- _Given exercise_: Transcribe exactly the lines from the one containing "Generate a Python" through the one containing "ax.spines[side].set_linewidth(4)", both included, and leave out any pictures.

- _Input data_:

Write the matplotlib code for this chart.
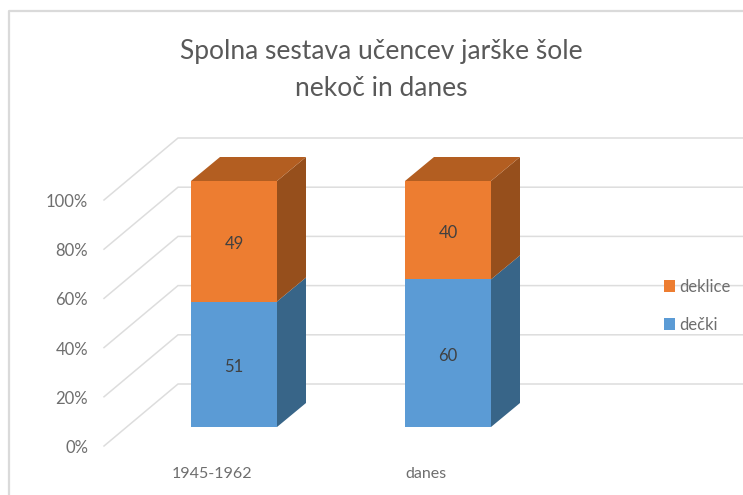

...

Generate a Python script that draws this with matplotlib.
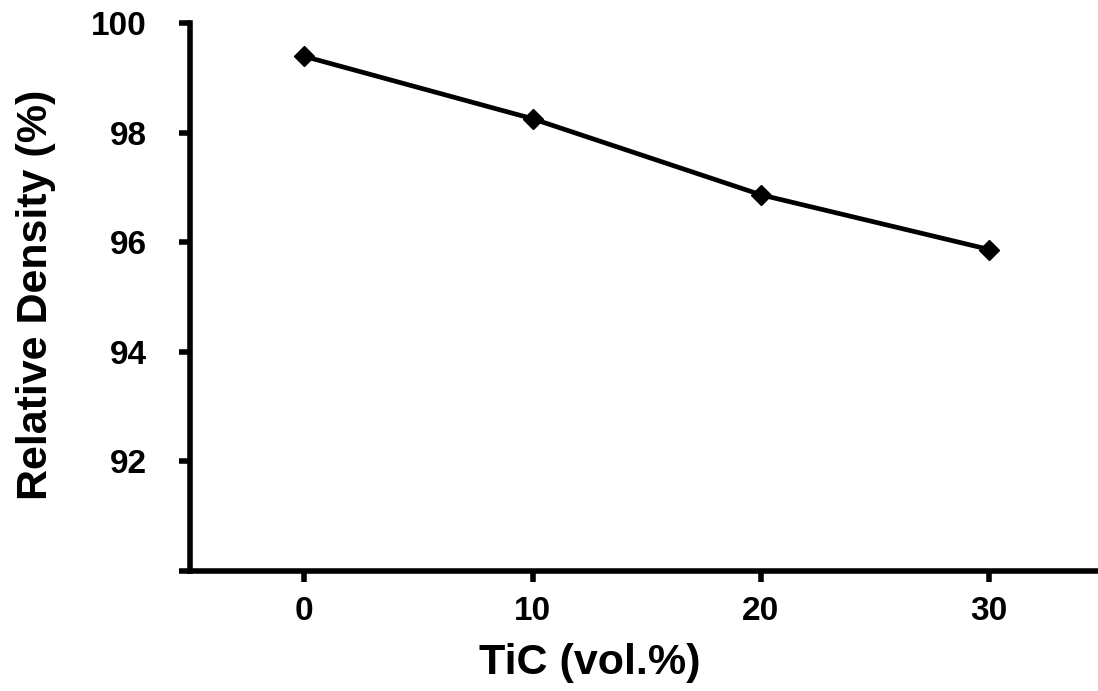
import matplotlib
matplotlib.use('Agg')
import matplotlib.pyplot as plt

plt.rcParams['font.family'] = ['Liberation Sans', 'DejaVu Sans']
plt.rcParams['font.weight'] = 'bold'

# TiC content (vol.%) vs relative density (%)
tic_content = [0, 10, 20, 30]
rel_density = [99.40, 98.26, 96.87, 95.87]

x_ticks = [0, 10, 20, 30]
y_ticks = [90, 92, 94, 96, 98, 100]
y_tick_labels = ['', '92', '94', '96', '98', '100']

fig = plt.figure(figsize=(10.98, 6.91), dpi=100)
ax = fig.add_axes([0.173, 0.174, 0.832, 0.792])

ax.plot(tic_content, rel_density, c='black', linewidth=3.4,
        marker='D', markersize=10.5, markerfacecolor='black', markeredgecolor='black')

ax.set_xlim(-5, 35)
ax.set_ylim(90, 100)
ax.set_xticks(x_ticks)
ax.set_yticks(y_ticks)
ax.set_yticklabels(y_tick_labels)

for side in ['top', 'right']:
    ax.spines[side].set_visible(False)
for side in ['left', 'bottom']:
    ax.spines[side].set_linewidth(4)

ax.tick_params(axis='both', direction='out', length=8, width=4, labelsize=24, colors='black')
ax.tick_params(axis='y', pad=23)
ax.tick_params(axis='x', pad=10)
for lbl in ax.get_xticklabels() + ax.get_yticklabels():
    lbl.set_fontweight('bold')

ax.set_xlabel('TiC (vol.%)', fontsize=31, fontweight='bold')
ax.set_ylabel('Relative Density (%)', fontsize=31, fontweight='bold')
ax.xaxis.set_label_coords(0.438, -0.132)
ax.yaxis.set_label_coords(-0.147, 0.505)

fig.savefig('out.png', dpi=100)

- _Solved problem_:
Generate a Python script that draws this with matplotlib.
import matplotlib
matplotlib.use('Agg')
import matplotlib.pyplot as plt

plt.rcParams['font.family'] = ['Liberation Sans', 'DejaVu Sans']
plt.rcParams['font.weight'] = 'bold'

# TiC content (vol.%) vs relative density (%)
tic_content = [0, 10, 20, 30]
rel_density = [99.40, 98.26, 96.87, 95.87]

x_ticks = [0, 10, 20, 30]
y_ticks = [90, 92, 94, 96, 98, 100]
y_tick_labels = ['', '92', '94', '96', '98', '100']

fig = plt.figure(figsize=(10.98, 6.91), dpi=100)
ax = fig.add_axes([0.173, 0.174, 0.832, 0.792])

ax.plot(tic_content, rel_density, c='black', linewidth=3.4,
        marker='D', markersize=10.5, markerfacecolor='black', markeredgecolor='black')

ax.set_xlim(-5, 35)
ax.set_ylim(90, 100)
ax.set_xticks(x_ticks)
ax.set_yticks(y_ticks)
ax.set_yticklabels(y_tick_labels)

for side in ['top', 'right']:
    ax.spines[side].set_visible(False)
for side in ['left', 'bottom']:
    ax.spines[side].set_linewidth(4)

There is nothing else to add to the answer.